The biggest problem was that I only hd acrylic paint, and not printing ink (I have some relief printing ink, but it has been pack away and is totally impossible to relocate at present). I discovered very quickly that you need th right kind of ink!
However, I had a go first at doing a mono print, rolling ink onto an acetate sheet, dropping paper onto that, and then tracing the lines of my walking routes round Bristol through all the layers, using a sharp pencil and working as fast as I could.
The first print was very dark - there was too much paint, and it was paint! And it wasn't printing ink!.
So I managed to pull a second print from the inked acetate, which was actually a lot better.
A second inking failed for a different reason - I drew into the print rather too heavily, and the paper (torn form a spare sketch book) stuck to the printing planet and tore a little. Effects of the wrong kind of ink and the wrong kind of paper.
This was the acetate inked plate, with traces of torn paper stuck to the paint.
Next up, I decided to try something much simpler, a potato cut relief print. I cut a motif derived from my 'walking routes' print design, and inked the potato using a sponge brush. The results were far from brilliant (I think I would have done better with proper printing ink) but I quite liked the design itself.
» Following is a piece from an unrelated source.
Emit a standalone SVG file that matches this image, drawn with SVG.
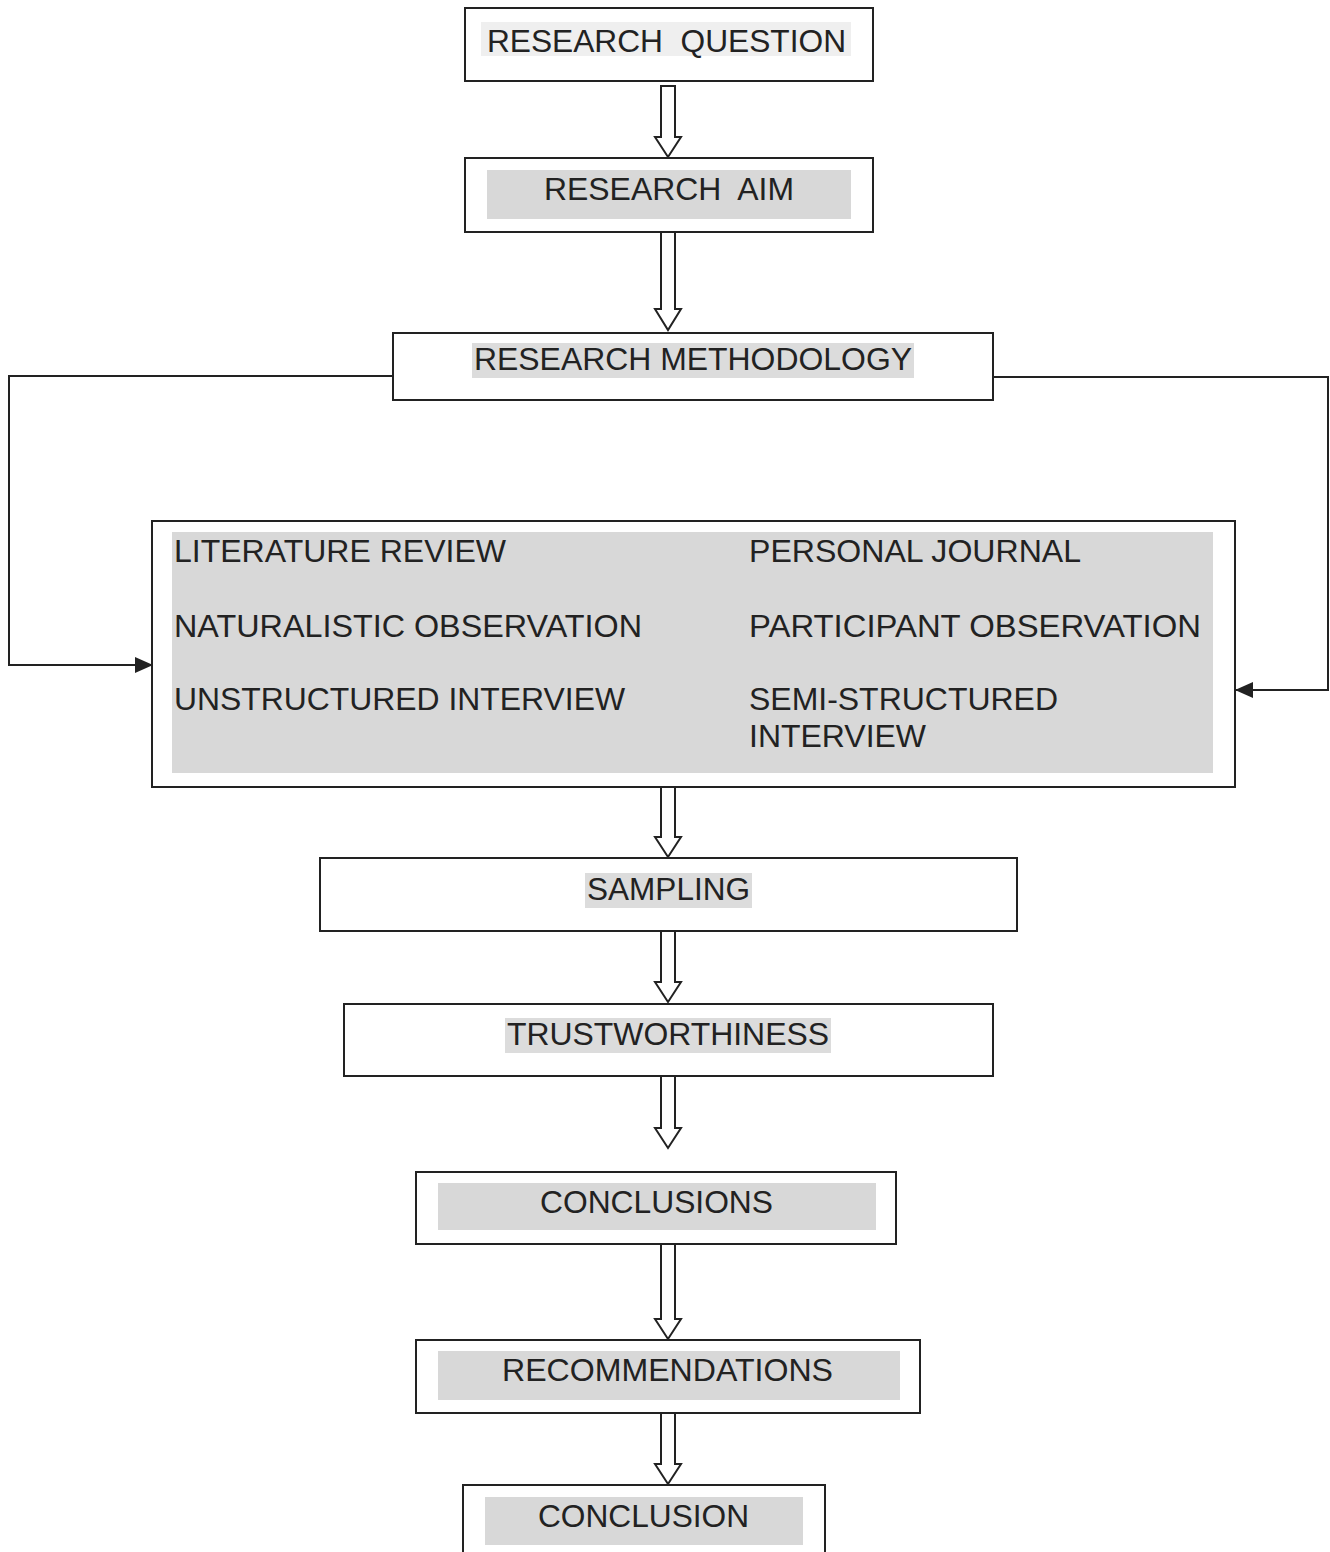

This is where I was working, on the kitchen table in the cramped chaos of the sitting room.
Inspired by this design, I cut a simple lino block, and tried printing from that. The results were seriously marred by the lack of proper printing ink....
I might have another go at this later with the right materials, as I quite liked the effect, and I would like to see why it looked like as a repeat pattern over a larger area.